[This post originally appeared at ProfHacker.]
In the past few months there has been a lot of attention paid to a Zotero plugin called Paper Machines. Created by Brown grad student Chris Johnson-Roberson as a Google Summer of Code project, Paper machines was coded by Brown grad student Chris Johnson-Roberson, and Jo Guldi and Matthew Battles directed the project. Paper Machines uses the data in a Zotero collection to generate analyses and visualizations. If you have a sizeable collection of documents with good metadata and full text (for example, PDFs with text layers) then Paper Machines can run its analysis. The most basic output is a word cloud. More advanced analyses provide phrases matching a pattern, maps of place names, annotations of people, places, and organizations. Paper Machines can also perform topic modeling using MALLET.
I ran Paper Machines on the digitized primary sources for a chapter of my dissertation. I didn’t do any work to clean up the data, and this is obviously just a first pass without any analysis. But I was impressed by this map of place names, which generated the kind of American-British-German connection that I thought I saw in the sources.

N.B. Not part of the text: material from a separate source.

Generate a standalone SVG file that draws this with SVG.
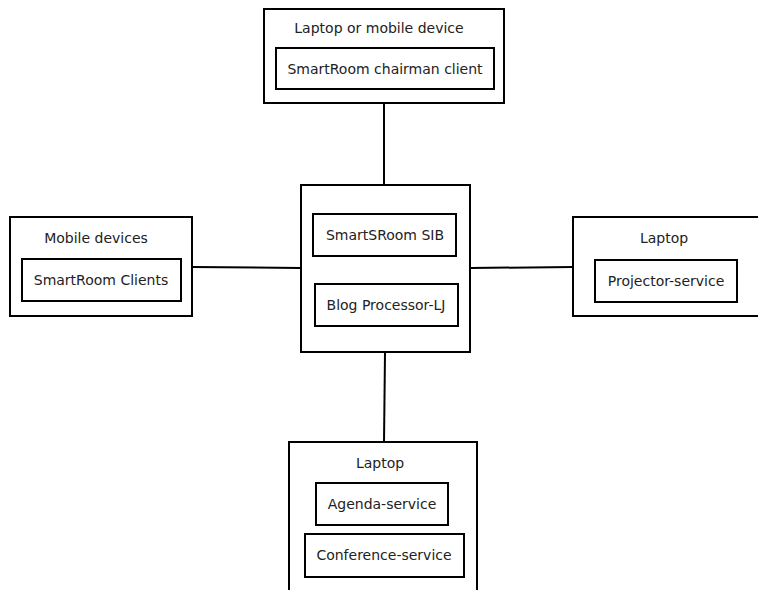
<svg xmlns="http://www.w3.org/2000/svg" width="758" height="590" viewBox="0 0 758 590">
<style>
rect{fill:#fff;stroke:#000;stroke-width:2}
text{font-family:"DejaVu Sans",sans-serif;font-size:14px;fill:#222;text-anchor:middle}
line{stroke:#000;stroke-width:2}
</style>
<rect x="0" y="0" width="758" height="590" style="stroke:none"/>
<g id="connectors">
<line x1="384" y1="103" x2="384" y2="185"/>
<line x1="192" y1="267" x2="300" y2="268"/>
<line x1="471" y1="268" x2="573" y2="267"/>
<line x1="385" y1="353" x2="384" y2="442"/>
</g>
<g id="top">
<rect x="264" y="9" width="240" height="94"/>
<text x="379" y="33">Laptop or mobile device</text>
<rect x="276" y="48" width="218" height="41"/>
<text x="385" y="74">SmartRoom chairman client</text>
</g>
<g id="left">
<rect x="10" y="217" width="182" height="99"/>
<text x="96" y="243">Mobile devices</text>
<rect x="22" y="259" width="159" height="42"/>
<text x="101" y="285">SmartRoom Clients</text>
</g>
<g id="center">
<rect x="301" y="185" width="169" height="167"/>
<rect x="313" y="214" width="143" height="42"/>
<text x="385" y="240">SmartSRoom SIB</text>
<rect x="315" y="284" width="143" height="42"/>
<text x="386" y="310">Blog Processor-LJ</text>
</g>
<g id="right">
<rect x="573" y="217" width="190" height="99"/>
<text x="664" y="243">Laptop</text>
<rect x="595" y="260" width="142" height="42"/>
<text x="666" y="286">Projector-service</text>
</g>
<g id="bottom">
<rect x="289" y="442" width="188" height="160"/>
<text x="380" y="468">Laptop</text>
<rect x="316" y="483" width="132" height="42"/>
<text x="382" y="509">Agenda-service</text>
<rect x="305" y="534" width="159" height="43"/>
<text x="384" y="560">Conference-service</text>
</g>
</svg>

But the plot also contains places that I didn’t expect, which I hope will be a fruitful area to research further.
For a much fuller description of Paper Machines, you can see the documentation, Johnson-Roberson’s [write up][Paper Machines Map] at Harvard’s metaLAB, or a two blog posts by Sarita Alami from the Emory libraries.
Have you tried Paper Machines with your Zotero library?
Update (11⁄8): In the original post I neglected to give credit to Jo Guldi and Matthew Battles who started and directed the project. You can read a post about Paper Machines by Guldi here.
Update (11⁄9): Chris Johnson-Roberson sends this update about the contributions of the various collaborators: ”Paper Machines was coded by Brown grad student Chris Johnson-Roberson in collaboration with historian Jo Guldi, under the guidance of Matthew Battles at Harvard’s metaLAB.”